I grew up listening to war stories told by my father, US Army Signal Corps, and my mother, a German child of WWII. This is the third in the series. The others are here and here. And maybe even here, now that I think about it.
The painting has been in my family since before I was born. You can see it behind my radiant mother in this photo:
If you Google artist Wilhelm Schloz, the Wikipedia entry describes him as writer, painter and book illustrator.
What it doesn’t tell you is that he had only one arm, courtesy of World War I. His two eldest sons, both WWII Luftwaffe pilots, were killed in action. And a third son, Oswald, would hurl himself in front of a train desperate to escape service in the Wehrmacht near the war’s end. During those last years of the war, Mr. Schloz and family lived next door to my mother’s family in a formerly prosperous little neighborhood near Stuttgart.
My mother remembers their house vividly. It contained a long gallery hall displaying pieces of armor and had walls hung with art. Tucked into a corner of the garden was a bronze statue memorializing the two dead aviators.
To the rear of their properties was the community bomb shelter. Each family in the neighborhood had their own reserved area of the cave into which they could place their most cherished items in case of an air raid. Nothing was ever stolen.
Inevitably the bombs which were aimed at Stuttgart’s industrial heart would hit a residential area. After one air raid, the Schloz family emerged from the cave to find their house destroyed. It had taken a direct hit and was now a smoldering pile of rubble.
In my mother’s war stories, one person consistently emerges as hero. She is my grandmother, the Oma, who is pictured in my blog header as a young woman. And in this story, she once again saves the day.
Without a moment’s hesitation, she took the Schloz family in. It’s easy to be generous with a full larder, harder when hunger is a constant gnawing presence. Nothing tells the story quite like these “before and after photos” of my Opa, the first taken in 1938, the second in 1946. Whether you had money or not, there just wasn’t any food to buy.
Oma was a skilled seamstress and began taking in sewing to barter for butter. To conserve the meager amount of coal they were able to scrounge, she stayed in bed all day under the goose down covers and sewed. She would light the stove only when the family came home in the evening.
The day of the bombing, my mother and her sister were evicted from their beds to make room for the extra adults. A pot of watery potato soup went on the stove, and life went on as normal.
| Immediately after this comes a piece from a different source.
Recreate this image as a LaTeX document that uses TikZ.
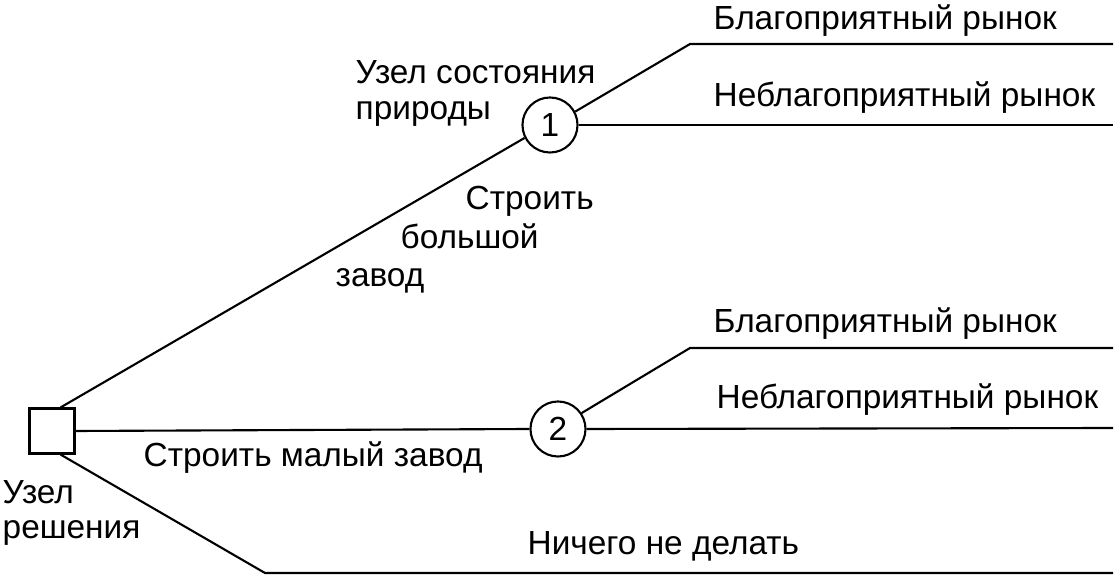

Mr. Schloz began sifting through the rubble and within a few months had managed to make a reasonably comfortable dwelling for his family in the cellar and there they lived for the war’s duration. During the post-war occupation the families lost touch, my mother’s family evacuated to Austria.
We don’t know exactly how or when Mr. Schloz arrived at Oma’s door years after the war but so he did, with painting in hand. Embarrassed, he apologized for painting it on burlap, but canvas was one of the many things impossible to come by in post-war Germany. In those days, when money was fairly useless, people turned to their skills and talents as currency. And as tokens of gratitude.
I’ve been spending a lot of time with my mother lately listening with renewed interest to the war stories so often told around my childhood dinner table. I’m keenly aware that with my mother go her stories unless I record them somehow. The memory of my Oma’s resilience and courage is not going to fade away on my watch. That much I can promise.
How about you? Do you know your family’s story?